Outside of Europe and North America, regional GII innovation leaders are India, South Africa, Chile, Israel and Singapore. In addition, China, Viet Nam and Rwanda top their income groups.
De Hallazgos Clave (en español).
Richer countries, on average, perform better in the GII. Still, a select number of economies stand out as they perform better than what their level of economic development would predict:
- India, Viet Nam, Kenya, and the Republic of Moldova are part of this group of innovation outperformers for the ninth consecutive year – a record – while Africa stands out as the region with the largest number of outperforming economies.
- Other middle-income economies that do well relative to their level of development are: Costa Rica – the only country in Latin America and the Caribbean to do so – Georgia, the Philippines, South Africa, and Thailand.

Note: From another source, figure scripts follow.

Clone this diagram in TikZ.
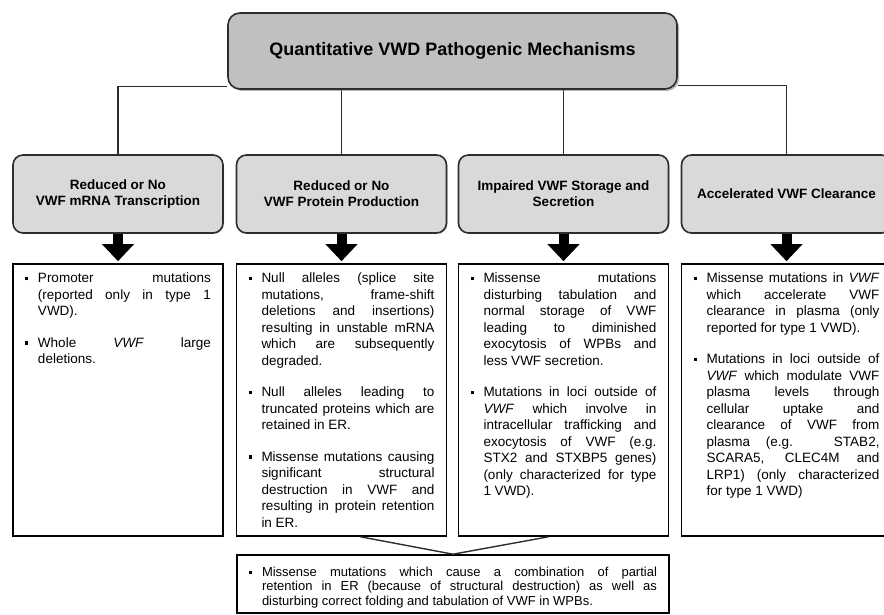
\documentclass[tikz,border=0pt]{standalone}
\usepackage{fontspec}
\setmainfont{Liberation Sans}
\usepackage{xcolor}
\definecolor{headfill}{RGB}{192, 192, 192}
\definecolor{catfill}{RGB}{217, 217, 217}
\definecolor{edge}{RGB}{45, 45, 45}
\usepackage{tikz}
\usetikzlibrary{shapes, arrows.meta, positioning, calc, shadows, backgrounds}

\newcommand{\mechfont}{\fontsize{13.5}{16.5}\selectfont}
\newcommand{\bitem}{\par\addvspace{15pt}\hangindent=13pt\hangafter=1\noindent
	\hbox to 13pt{\raisebox{2.6pt}{\rule{3.2pt}{3.2pt}}\hfil}\ignorespaces}
\newcommand{\mechtext}[2]{\begin{minipage}[t][#1][t]{186pt}\mechfont\hyphenpenalty=10000
		\exhyphenpenalty=10000\tolerance=10000\hbadness=10000\vbadness=10000 #2\end{minipage}}

\tikzset{
	headbox/.style={draw=edge, line width=1.6pt, fill=headfill, rounded corners=12pt,
		minimum width=449pt, minimum height=76pt, font=\fontsize{18}{22}\selectfont\bfseries,
		drop shadow={shadow xshift=2pt, shadow yshift=-2pt, opacity=.55}},
	catbox/.style={draw=edge, line width=1.6pt, fill=catfill, rounded corners=10pt,
		minimum width=210pt, minimum height=78pt, align=center,
		font=\fontsize{13.5}{16}\selectfont\bfseries,
		drop shadow={shadow xshift=1pt, shadow yshift=-1pt, opacity=.35}},
	mechbox/.style={draw=black, line width=1.6pt, fill=white, minimum width=210pt,
		minimum height=272pt, inner xsep=12pt, inner ysep=9pt},
	link/.style={draw=edge, line width=1.4pt},
	bigarrow/.style={line width=10pt, -{Triangle[width=31pt,length=17pt]}, shorten >=2pt}
}

\begin{document}
\begin{tikzpicture}[x=1pt, y=1pt]
	\useasboundingbox (0,0) rectangle (884,615);
	\clip (0,0) rectangle (884,615);
	\node[headbox] (title) at (452.5,564) {Quantitative VWD Pathogenic Mechanisms};
	\node[catbox] (cat1) at (118,421) {Reduced or No\\VWF mRNA Transcription};
	\node[catbox] (cat2) at (341.5,421) {Reduced or No\\VWF Protein Production};
	\node[catbox] (cat3) at (563.5,421) {Impaired VWF Storage and\\Secretion};
	\node[catbox] (cat4) at (786.5,421) {Accelerated VWF Clearance};
	\node[mechbox] (mech1) at (118,215) {\mechtext{254pt}{%
			\bitem Promoter mutations\linebreak (reported only in type 1\linebreak VWD).
			\bitem Whole \textit{VWF} large\linebreak deletions.}};
	\node[mechbox] (mech2) at (341.5,215) {\mechtext{254pt}{%
			\bitem Null alleles (splice site\linebreak mutations, frame-shift\linebreak deletions and insertions)\linebreak resulting in unstable mRNA\linebreak which are subsequently\linebreak degraded.
			\bitem Null alleles leading to\linebreak truncated proteins which are\linebreak retained in ER.
			\bitem Missense mutations causing\linebreak significant structural\linebreak destruction in VWF and\linebreak resulting in protein retention\linebreak in ER.}};
	\node[mechbox] (mech3) at (563.5,215) {\mechtext{254pt}{%
			\bitem Missense mutations\linebreak disturbing tabulation and\linebreak normal storage of VWF\linebreak leading to diminished\linebreak exocytosis of WPBs and\linebreak less VWF secretion.
			\bitem Mutations in loci outside of\linebreak \textit{VWF} which involve in\linebreak intracellular trafficking and\linebreak exocytosis of VWF (e.g.\linebreak STX2 and STXBP5 genes)\linebreak (only characterized for type\linebreak 1 VWD).}};
	\node[mechbox] (mech4) at (786.5,215) {\mechtext{254pt}{%
			\bitem Missense mutations in \textit{VWF}\linebreak which accelerate VWF\linebreak clearance in plasma (only\linebreak reported for type 1 VWD).
			\bitem Mutations in loci outside of\linebreak \textit{VWF} which modulate VWF\linebreak plasma levels through\linebreak cellular uptake and\linebreak clearance of VWF from\linebreak plasma (e.g. STAB2,\linebreak SCARA5, CLEC4M and\linebreak LRP1) (only characterized\linebreak for type 1 VWD)}};
	\node[mechbox, minimum width=432pt, minimum height=58pt, inner ysep=4pt] (combo) at (453,31) {\begin{minipage}[t][50pt][t]{408pt}\fontsize{13}{14.5}\selectfont
			\tolerance=10000\hbadness=10000\vspace*{8pt}%
			\bitem Missense mutations which cause a combination of partial\linebreak retention in ER (because of structural destruction) as well as\linebreak disturbing correct folding and tabulation of VWF in WPBs.\end{minipage}};
	\begin{scope}[on background layer]
		\draw[link] ([yshift=3pt]title.south west) -| (cat1.north);
		\draw[link] ([yshift=4pt]title.south east) -| (cat4.north);
		\draw[link] (cat2.north) -- (cat2.north |- title.south);
		\draw[link] (cat3.north) -- (cat3.north |- title.south);
	\end{scope}
	\foreach \i in {1,...,4}
	\draw[bigarrow] (cat\i.south) -- (mech\i.north);
	\draw[link] ([xshift=19pt]mech2.south) -- (combo.north) -- ([xshift=-15pt]mech3.south);
\end{tikzpicture}
\end{document}
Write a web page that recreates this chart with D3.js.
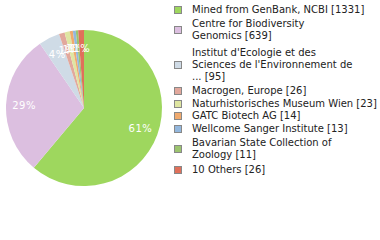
<!DOCTYPE html>
<html>
<head>
<meta charset="utf-8">
<script src="https://cdnjs.cloudflare.com/ajax/libs/d3/7.8.5/d3.min.js"></script>
<style>
  body { margin: 0; background: #fff; }
  #chart { width: 380px; height: 240px; }
  text { font-family: "DejaVu Sans", sans-serif; }
</style>
</head>
<body>
<div id="chart"></div>
<script>
// source institutions (legend lines) and record counts
const labels = [
  ['Mined from GenBank, NCBI [1331]'],
  ['Centre for Biodiversity', 'Genomics [639]'],
  ['Institut d\'Ecologie et des', 'Sciences de l\'Environnement de', '... [95]'],
  ['Macrogen, Europe [26]'],
  ['Naturhistorisches Museum Wien [23]'],
  ['GATC Biotech AG [14]'],
  ['Wellcome Sanger Institute [13]'],
  ['Bavarian State Collection of', 'Zoology [11]'],
  ['10 Others [26]']
];
const counts = [1331, 639, 95, 26, 23, 14, 13, 11, 26];
const colors = ['#9ed75e', '#dcbfe0', '#cfdbe6', '#e2a89c', '#dfe6a2',
                '#f0aa6e', '#93b7dd', '#9cc46f', '#e0705a'];

const svg = d3.select('#chart').append('svg')
    .attr('width', 380)
    .attr('height', 240);

const radius = 78;
const total = d3.sum(counts);

const pie = d3.pie().sort(null).value(d => d);
const arc = d3.arc().innerRadius(0).outerRadius(radius);
const labelArc = d3.arc().innerRadius(60).outerRadius(60);

const g = svg.append('g').attr('transform', 'translate(84,108)');

const slices = g.selectAll('g.slice')
    .data(pie(counts))
    .enter().append('g')
    .attr('class', 'slice');

slices.append('path')
    .attr('d', arc)
    .attr('fill', (d, i) => colors[i]);

slices.append('text')
    .attr('transform', d => 'translate(' + labelArc.centroid(d) + ')')
    .attr('text-anchor', 'middle')
    .attr('dy', '0.35em')
    .attr('fill', '#fff')
    .style('font-size', '10px')
    .style('letter-spacing', '0.5px')
    .text(d => Math.round(d.value / total * 100) + '%');

// legend
const lineH = 12;
const legend = svg.append('g').attr('class', 'legend');
let y = 9;
labels.forEach((lines, i) => {
  const multi = lines.length > 1;
  if (multi && i > 0) y += 2;
  const h = (lines.length - 1) * lineH;
  legend.append('rect')
      .attr('x', 174.5)
      .attr('y', Math.round(y + h / 2 - 3.5) + 0.5)
      .attr('width', 7)
      .attr('height', 7)
      .attr('fill', colors[i])
      .attr('stroke', '#888')
      .attr('stroke-width', 1);
  const t = legend.append('text')
      .attr('x', 192)
      .attr('y', y)
      .style('font-size', '10px')
      .attr('fill', '#222');
  lines.forEach((l, j) => {
    t.append('tspan')
        .attr('x', 192)
        .attr('dy', j === 0 ? '0.35em' : lineH)
        .text(l);
  });
  y += h + 12.5 + (multi ? 2 : 0);
});
</script>
</body>
</html>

- Other Sub-Saharan countries which outperform are Rwanda, Mozambique, Malawi and Madagascar.
Key findings in brief
- Amid economic slowdown, innovation is blossoming around the world; but new obstacles pose risks to global innovation.
- Shifts in the global innovation landscape are materializing; some middle-income economies are on the rise.
- Innovation inputs and outputs are still concentrated in very few economies; a global innovation divide persists.
- Some economies get more return on their innovation
investments than others.
- Shifting focus from innovation quantity to innovation
quality remains a priority.
- Most top science and technology clusters are in
the U.S., China, and Germany; Brazil, India, Iran, the Russian Federation, and Turkey also make the top 100 list.
- Creating healthy lives through medical innovation requires more investment in innovation and increased diffusion efforts.